AIM:
Extract the lines from the first one in the records below through the line containing "20.3, 21.9, 26.6];", keeping both ends and leaving out any pictures.

(Charts and diagrams as code)
○ ○ ○ ○ ○ ○ ○

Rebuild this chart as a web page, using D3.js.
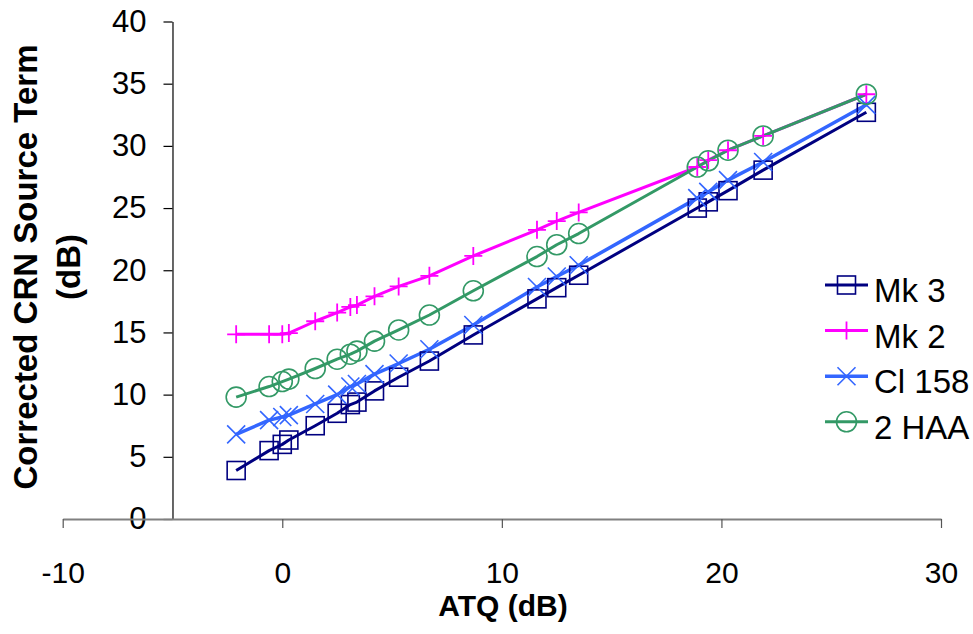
<!DOCTYPE html>
<html>
<head>
<meta charset="utf-8">
<script src="https://cdn.jsdelivr.net/npm/d3@7"></script>
<style>
  body { margin: 0; background: #fff; }
  svg { display: block; font-family: "Liberation Sans", Arial, sans-serif; }
</style>
</head>
<body>
<div id="chart"></div>
<script>
// x values (ATQ, dB) shared by all series
const atq = [-2.1, -0.6, 0.0, 0.3, 1.5, 2.5, 3.1, 3.4, 4.2, 5.3, 6.7, 8.7, 11.6, 12.5, 13.5, 18.9, 19.4, 20.3, 21.9, 26.6];

// corrected CRN source term (dB) per vehicle
const mk3   = [3.9, 5.5, 6.0, 6.35, 7.5, 8.5, 9.2, 9.4, 10.3, 11.4, 12.7, 14.8, 17.7, 18.6, 19.6, 25.0, 25.5, 26.4, 28.05, 32.7];
const mk2   = [14.85, 14.85, 14.85, 14.95, 15.9, 16.6, 17.05, 17.2, 17.9, 18.7, 19.55, 21.15, 23.25, 23.95, 24.65, 28.3, 28.85, 29.65, 30.8, 34.15];
const cl158 = [6.8, 7.95, 8.2, 8.35, 9.25, 10.0, 10.65, 10.85, 11.65, 12.5, 13.65, 15.6, 18.65, 19.5, 20.4, 25.8, 26.3, 27.25, 28.7, 33.3];
const haa2  = [9.8, 10.65, 11.05, 11.25, 12.1, 12.85, 13.25, 13.5, 14.3, 15.2, 16.4, 18.35, 21.1, 22.05, 22.95, 28.3, 28.8, 29.65, 30.8, 34.15];

const seriesNames = ["Mk 3", "Mk 2", "Cl 158", "2 HAA"];
const xTicks = [-10, 0, 10, 20, 30];
const yTicks = [0, 5, 10, 15, 20, 25, 30, 35, 40];

const width = 973;
const height = 634;

const series = [
  { name: seriesNames[0], values: mk3,   color: "#000080", marker: "square", lw: 3 },
  { name: seriesNames[1], values: mk2,   color: "#FF00FF", marker: "plus",   lw: 3 },
  { name: seriesNames[2], values: cl158, color: "#3366FF", marker: "cross",  lw: 3.5 },
  { name: seriesNames[3], values: haa2,  color: "#339966", marker: "circle", lw: 3 }
];

const x = d3.scaleLinear().domain([-10, 30]).range([62.7, 941]);
const y = d3.scaleLinear().domain([0, 40]).range([519, 21.5]);

const svg = d3.select("#chart")
  .append("svg")
  .attr("width", width)
  .attr("height", height);

// plain hyphen for negatives, like the original
const fmt = d => String(d);

// y axis crosses at x = -5, drawn black
const yAxis = svg.append("g")
  .attr("transform", `translate(${x(-5)},0)`)
  .call(d3.axisLeft(y).tickValues(yTicks).tickFormat(fmt).tickSize(9).tickPadding(17).tickSizeOuter(0));
yAxis.select(".domain").attr("stroke", "#000").attr("stroke-width", 1.2);
yAxis.selectAll(".tick line").attr("stroke", "#000").attr("stroke-width", 1.2);
yAxis.selectAll(".tick text")
  .attr("font-size", 31)
  .attr("fill", "#000")
  .attr("font-family", "Liberation Sans, Arial, sans-serif");

// x axis at y = 0, grey
const xAxis = svg.append("g")
  .attr("transform", `translate(0,${y(0)})`)
  .call(d3.axisBottom(x).tickValues(xTicks).tickFormat(fmt).tickSize(9).tickPadding(34).tickSizeOuter(0));
xAxis.select(".domain").attr("stroke", "#808080").attr("stroke-width", 2.2);
xAxis.selectAll(".tick line").attr("stroke", "#555").attr("stroke-width", 1.2);
xAxis.selectAll(".tick text")
  .attr("font-size", 30)
  .attr("fill", "#000")
  .attr("font-family", "Liberation Sans, Arial, sans-serif");

// axis titles
svg.append("text")
  .attr("x", 503)
  .attr("y", 616)
  .attr("text-anchor", "middle")
  .attr("font-size", 30)
  .attr("font-weight", "bold")
  .text("ATQ (dB)");

const yTitle = svg.append("text")
  .attr("transform", "translate(37,267) rotate(-90)")
  .attr("text-anchor", "middle")
  .attr("font-size", 33)
  .attr("font-weight", "bold");
yTitle.append("tspan").attr("x", 0).attr("y", 0).text("Corrected CRN Source Term");
yTitle.append("tspan").attr("x", 0).attr("y", 43).text("(dB)");

// lines first, then markers (like Excel)
const line = d3.line()
  .x((d, i) => x(atq[i]))
  .y(d => y(d));

svg.append("g")
  .attr("fill", "none")
  .selectAll("path")
  .data(series)
  .join("path")
  .attr("stroke", d => d.color)
  .attr("stroke-width", d => d.lw)
  .attr("stroke-linejoin", "round")
  .attr("d", d => line(d.values));

function drawMarker(g, type, color) {
  const s = 9; // half size
  if (type === "square") {
    g.append("rect")
      .attr("x", -s).attr("y", -s).attr("width", 2 * s).attr("height", 2 * s)
      .attr("fill", "none").attr("stroke", color).attr("stroke-width", 1.6);
  } else if (type === "plus") {
    g.append("path")
      .attr("d", `M${-s},0H${s}M0,${-s}V${s}`)
      .attr("stroke", color).attr("stroke-width", 1.8);
  } else if (type === "cross") {
    g.append("path")
      .attr("d", `M${-s},${-s}L${s},${s}M${-s},${s}L${s},${-s}`)
      .attr("stroke", color).attr("stroke-width", 1.6);
  } else {
    g.append("circle")
      .attr("r", 10)
      .attr("fill", "none").attr("stroke", color).attr("stroke-width", 1.6);
  }
}

series.forEach(s => {
  const pts = svg.append("g")
    .selectAll("g")
    .data(s.values)
    .join("g")
    .attr("transform", (d, i) => `translate(${x(atq[i])},${y(d)})`);
  pts.each(function () { drawMarker(d3.select(this), s.marker, s.color); });
});

// legend
const legend = svg.append("g").attr("transform", "translate(825,285)");
const row = legend.selectAll("g")
  .data(series)
  .join("g")
  .attr("transform", (d, i) => `translate(0,${i * 45.6})`);

row.append("line")
  .attr("x1", 0).attr("x2", 43)
  .attr("stroke", d => d.color)
  .attr("stroke-width", d => d.lw);

row.each(function (d) {
  const g = d3.select(this).append("g").attr("transform", "translate(21.5,0)");
  drawMarker(g, d.marker, d.color);
});

row.append("text")
  .attr("x", 49)
  .attr("y", 17)
  .attr("font-size", 33)
  .text(d => d.name);
</script>
</body>
</html>
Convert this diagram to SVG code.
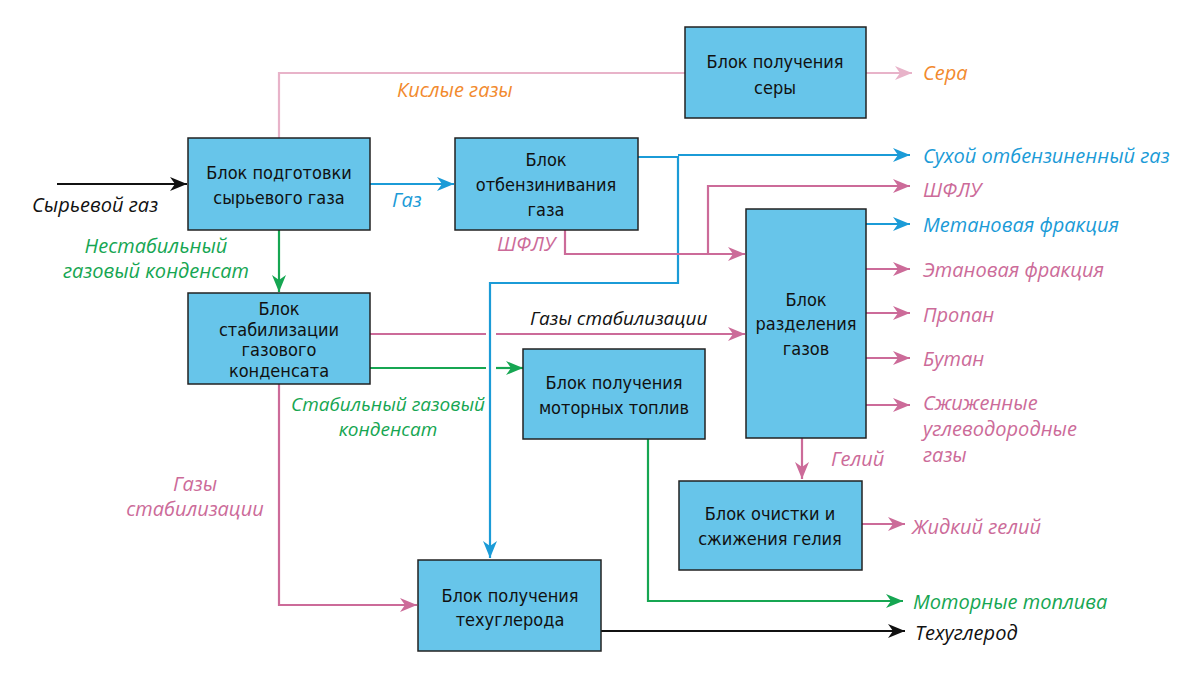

○ ○ ○ ○ ○ ○ ○

WRITTEN RESPONSE:
Rebuild this chart as a web page, using D3.js.
<!DOCTYPE html>
<html>
<head>
<meta charset="utf-8">
<script src="https://cdn.jsdelivr.net/npm/d3@7"></script>
<style>
  body { margin: 0; background: #fff; }
  svg { display: block; font-family: "Liberation Sans", Arial, sans-serif; }
</style>
</head>
<body>
<div id="chart"></div>
<script>
// x values (ATQ, dB) shared by all series
const atq = [-2.1, -0.6, 0.0, 0.3, 1.5, 2.5, 3.1, 3.4, 4.2, 5.3, 6.7, 8.7, 11.6, 12.5, 13.5, 18.9, 19.4, 20.3, 21.9, 26.6];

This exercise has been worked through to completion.